Tens of thousands in Georgia demand Saakashvili’s release
Protesters demand release of Georgian ex-president and opposition leader, imprisoned upon return from exile in Ukraine.
Tens of thousands of Georgians have rallied in the capital Tbilisi to demand the release of jailed ex-president and opposition leader Mikheil Saakashvili.
Chanting Saakashvili’s nickname “Misha!” and waving national flags, demonstrators filled the city’s Freedom Square and main thoroughfare Rustaveli Avenue on Thursday, with an AFP correspondent estimating the crowd at more than 50,000 people.
Georgia’s president from 2004 to 2013, Saakashvili was arrested and imprisoned in early October upon his return from exile in Ukraine.
The 53-year-old founder of Georgia’s main opposition force, the United National Movement, has declared a hunger strike and doctors have expressed concern about his deteriorating health.
“He has a problem with movement, he is moving a little bit slower and his situation is worsening every day,” Dito Sadzaglishvili, Saakashvili’s lawyer told Al Jazeera.
The flamboyant pro-Western reformer was convicted in absentia on charges of abuse of office and sentenced to six years in prison in 2018. He has denied wrongdoing.
Another of Saakashvili’s lawyers, Nika Gvaramia, read out an address to the crowd, calling for the government linked to his main rival – powerful tycoon Bidzina Ivanishvili – to be “destroyed”.
“Georgia must return to its pro-Western path and become a beacon of democracy, reforms and development,” the letter said.
“It is time to save Georgia through our national unity and reconciliation.”
On Thursday morning, kilometres-long motorcades carrying Saakashvili supporters headed to Tbilisi from across the country, the independent Pirveli TV station reported.
Busloads of riot police were deployed outside the parliament building before the protest.
Saakashvili has called on his supporters to mobilise against Ivanishvili, who founded the governing Georgian Dream party and is widely believed to be the top decision-maker in the country.
Vote controversy
Saakashvili was stripped of his Georgian passport after he acquired Ukrainian nationality in 2016 and went on to head a government agency steering reforms in that country.
Ukrainian President Volodymyr Zelenskyy has said he will press for Saakashvili’s release, but Georgia’s Prime Minister Irakli Garibashvili has ruled out sending the former leader to Ukraine.
In televised remarks that sparked an outcry among Saakashvili’s supporters, Garibashvili said the ex-president “had to leave politics or we had to detain him”.
The government has said Saakashvili’s hunger strike is political theatre before the second round of mayoral elections at the end of the month.

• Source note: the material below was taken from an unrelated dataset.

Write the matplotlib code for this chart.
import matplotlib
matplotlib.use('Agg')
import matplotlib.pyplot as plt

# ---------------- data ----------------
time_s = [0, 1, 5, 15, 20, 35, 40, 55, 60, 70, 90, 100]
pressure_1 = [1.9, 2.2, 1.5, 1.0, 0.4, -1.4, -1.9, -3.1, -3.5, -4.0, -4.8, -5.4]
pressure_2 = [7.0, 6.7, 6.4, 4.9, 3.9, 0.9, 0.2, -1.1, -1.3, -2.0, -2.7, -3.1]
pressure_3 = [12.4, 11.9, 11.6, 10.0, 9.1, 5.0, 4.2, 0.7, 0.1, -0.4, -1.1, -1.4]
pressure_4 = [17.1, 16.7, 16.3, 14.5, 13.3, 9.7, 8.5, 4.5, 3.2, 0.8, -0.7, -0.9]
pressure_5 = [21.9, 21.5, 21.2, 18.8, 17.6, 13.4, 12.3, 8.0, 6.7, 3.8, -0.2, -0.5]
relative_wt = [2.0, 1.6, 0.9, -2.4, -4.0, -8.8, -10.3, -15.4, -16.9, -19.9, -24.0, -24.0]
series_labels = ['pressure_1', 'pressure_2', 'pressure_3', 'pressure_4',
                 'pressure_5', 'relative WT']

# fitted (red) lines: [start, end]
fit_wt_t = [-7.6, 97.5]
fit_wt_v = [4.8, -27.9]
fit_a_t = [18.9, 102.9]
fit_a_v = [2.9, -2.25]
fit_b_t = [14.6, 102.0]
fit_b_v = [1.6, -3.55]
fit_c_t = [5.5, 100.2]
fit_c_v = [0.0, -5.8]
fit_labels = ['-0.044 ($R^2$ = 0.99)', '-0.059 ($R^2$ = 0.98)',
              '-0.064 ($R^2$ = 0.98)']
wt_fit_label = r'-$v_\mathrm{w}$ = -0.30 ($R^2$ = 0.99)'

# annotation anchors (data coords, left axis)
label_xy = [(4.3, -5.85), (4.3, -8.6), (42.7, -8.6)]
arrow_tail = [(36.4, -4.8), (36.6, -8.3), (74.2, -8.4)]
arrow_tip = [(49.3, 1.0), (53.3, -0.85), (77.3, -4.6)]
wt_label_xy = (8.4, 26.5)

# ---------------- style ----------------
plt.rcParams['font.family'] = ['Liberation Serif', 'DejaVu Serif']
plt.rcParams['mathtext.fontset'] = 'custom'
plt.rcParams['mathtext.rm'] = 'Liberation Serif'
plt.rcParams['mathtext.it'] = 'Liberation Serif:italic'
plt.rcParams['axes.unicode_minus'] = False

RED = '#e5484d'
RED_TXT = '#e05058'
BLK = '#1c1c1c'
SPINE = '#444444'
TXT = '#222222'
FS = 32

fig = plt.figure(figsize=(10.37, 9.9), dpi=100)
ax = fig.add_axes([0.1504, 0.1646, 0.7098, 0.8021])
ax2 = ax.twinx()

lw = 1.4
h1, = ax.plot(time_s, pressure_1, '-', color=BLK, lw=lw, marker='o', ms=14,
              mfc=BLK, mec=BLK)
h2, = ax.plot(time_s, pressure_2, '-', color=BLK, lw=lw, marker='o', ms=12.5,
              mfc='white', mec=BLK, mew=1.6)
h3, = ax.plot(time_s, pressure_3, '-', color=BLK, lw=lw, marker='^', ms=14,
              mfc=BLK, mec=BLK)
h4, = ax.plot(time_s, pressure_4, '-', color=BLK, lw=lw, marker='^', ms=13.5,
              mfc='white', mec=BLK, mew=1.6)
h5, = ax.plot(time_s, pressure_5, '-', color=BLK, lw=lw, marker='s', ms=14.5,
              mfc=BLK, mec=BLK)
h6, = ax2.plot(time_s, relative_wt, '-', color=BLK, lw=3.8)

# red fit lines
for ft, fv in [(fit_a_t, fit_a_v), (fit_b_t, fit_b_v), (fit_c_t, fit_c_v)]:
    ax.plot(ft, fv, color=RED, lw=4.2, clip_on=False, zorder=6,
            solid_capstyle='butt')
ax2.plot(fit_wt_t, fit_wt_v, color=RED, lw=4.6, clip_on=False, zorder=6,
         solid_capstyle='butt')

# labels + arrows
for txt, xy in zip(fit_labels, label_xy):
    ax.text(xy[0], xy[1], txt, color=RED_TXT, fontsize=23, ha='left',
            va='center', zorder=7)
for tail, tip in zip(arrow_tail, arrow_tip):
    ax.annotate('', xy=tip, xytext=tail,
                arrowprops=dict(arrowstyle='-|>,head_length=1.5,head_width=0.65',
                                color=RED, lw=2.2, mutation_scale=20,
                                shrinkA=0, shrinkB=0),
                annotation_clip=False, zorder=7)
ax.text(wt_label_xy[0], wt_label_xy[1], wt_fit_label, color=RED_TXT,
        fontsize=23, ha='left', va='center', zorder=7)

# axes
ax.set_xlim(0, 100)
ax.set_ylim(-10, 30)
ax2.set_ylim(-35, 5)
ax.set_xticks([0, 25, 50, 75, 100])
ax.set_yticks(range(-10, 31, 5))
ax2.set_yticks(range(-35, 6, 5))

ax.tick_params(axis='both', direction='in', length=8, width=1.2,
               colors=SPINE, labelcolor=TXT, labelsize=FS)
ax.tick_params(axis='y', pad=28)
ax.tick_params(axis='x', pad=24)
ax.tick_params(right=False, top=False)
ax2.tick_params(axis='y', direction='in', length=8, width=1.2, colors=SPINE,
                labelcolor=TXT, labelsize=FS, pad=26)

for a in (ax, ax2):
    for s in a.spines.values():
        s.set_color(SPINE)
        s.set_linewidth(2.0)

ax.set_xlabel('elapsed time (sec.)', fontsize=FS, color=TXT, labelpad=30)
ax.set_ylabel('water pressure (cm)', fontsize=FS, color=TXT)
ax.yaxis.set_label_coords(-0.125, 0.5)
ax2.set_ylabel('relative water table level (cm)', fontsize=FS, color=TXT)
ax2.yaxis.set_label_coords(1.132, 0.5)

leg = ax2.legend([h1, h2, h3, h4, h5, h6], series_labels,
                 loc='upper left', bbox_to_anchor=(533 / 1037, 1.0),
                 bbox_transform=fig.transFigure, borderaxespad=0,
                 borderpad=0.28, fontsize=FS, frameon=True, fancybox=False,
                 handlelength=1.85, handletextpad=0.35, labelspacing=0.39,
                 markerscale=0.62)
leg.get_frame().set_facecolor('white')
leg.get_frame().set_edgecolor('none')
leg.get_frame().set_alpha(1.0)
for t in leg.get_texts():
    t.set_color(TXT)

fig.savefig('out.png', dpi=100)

“The circus and show that we’ve seen going on these last few days of course serves only one purpose,” Garibashvili told Al Jazeera.

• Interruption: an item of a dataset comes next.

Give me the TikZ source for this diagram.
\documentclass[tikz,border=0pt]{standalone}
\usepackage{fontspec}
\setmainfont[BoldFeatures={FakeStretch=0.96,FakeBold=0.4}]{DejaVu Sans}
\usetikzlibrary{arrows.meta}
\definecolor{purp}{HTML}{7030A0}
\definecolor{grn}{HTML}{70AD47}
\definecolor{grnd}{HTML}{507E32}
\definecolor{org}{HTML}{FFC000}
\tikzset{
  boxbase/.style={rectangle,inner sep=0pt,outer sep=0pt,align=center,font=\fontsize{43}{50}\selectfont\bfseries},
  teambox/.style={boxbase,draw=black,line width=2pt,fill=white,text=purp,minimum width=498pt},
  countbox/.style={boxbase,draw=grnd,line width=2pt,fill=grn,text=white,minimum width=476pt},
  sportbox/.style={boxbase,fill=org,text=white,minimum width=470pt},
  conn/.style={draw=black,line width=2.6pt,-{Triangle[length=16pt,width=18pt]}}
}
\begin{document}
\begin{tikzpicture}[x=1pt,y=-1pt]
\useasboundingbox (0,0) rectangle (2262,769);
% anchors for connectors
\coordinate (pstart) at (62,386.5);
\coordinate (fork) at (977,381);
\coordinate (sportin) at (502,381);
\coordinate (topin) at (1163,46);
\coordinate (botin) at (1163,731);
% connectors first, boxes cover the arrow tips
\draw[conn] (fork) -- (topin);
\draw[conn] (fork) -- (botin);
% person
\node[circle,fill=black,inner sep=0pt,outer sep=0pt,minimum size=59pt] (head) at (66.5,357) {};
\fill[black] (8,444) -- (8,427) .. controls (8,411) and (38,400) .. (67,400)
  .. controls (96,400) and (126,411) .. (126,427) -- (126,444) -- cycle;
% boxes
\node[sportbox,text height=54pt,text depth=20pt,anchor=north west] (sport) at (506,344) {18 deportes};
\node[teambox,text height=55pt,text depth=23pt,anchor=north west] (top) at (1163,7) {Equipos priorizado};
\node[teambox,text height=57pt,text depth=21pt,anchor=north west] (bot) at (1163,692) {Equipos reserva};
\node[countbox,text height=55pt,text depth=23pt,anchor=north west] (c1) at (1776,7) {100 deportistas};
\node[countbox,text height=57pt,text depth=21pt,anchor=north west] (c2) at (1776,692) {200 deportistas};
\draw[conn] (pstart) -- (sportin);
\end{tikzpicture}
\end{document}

“It’s the task of President Saakashvili to raise the temperature in some way. His party knows that in the second round of elections they’ll lose everywhere so they try to show the public that President Saakashvili is seriously ill.”
Some analysts believed that Saakashvili’s return was ill-timed.
“Everybody knows he’s power-hungry and I think that also scares some voters from supporting him,” Kornely Kakachia, of the Georgian Institute of Politics, told Al Jazeera.
“So far, what we’ve seen is that he doesn’t have that much support to either initiate a new uprising or revolution here. Also importantly, he doesn’t have so much international support as he used to have,” Kakachia said.
The prosecution of Saakashvili and many of his allies by the current government has prompted concerns in the West. The United States has hinted at possible sanctions against Georgian officials over the country’s backsliding on democracy.
“Georgia’s western allies worry that Saakashvili’s arrest is politically motivated but they also warned him about returning home and destabilising an already divided electorate,” Al Jazeera’s Robin Forestier Walker said, reporting from Rustavi, where the president is imprisoned.
His detention deepened a protracted political crisis in Georgia, where opposition parties decried widespread fraud in last year’s parliamentary elections, narrowly won by Georgian Dream.
Saakashvili’s return to Georgia came just in advance of local elections, which international observers said had been marred by widespread and consistent allegations of pressure on candidates.
The vote handed an easy win to the governing party, which was accused by the opposition of fraud.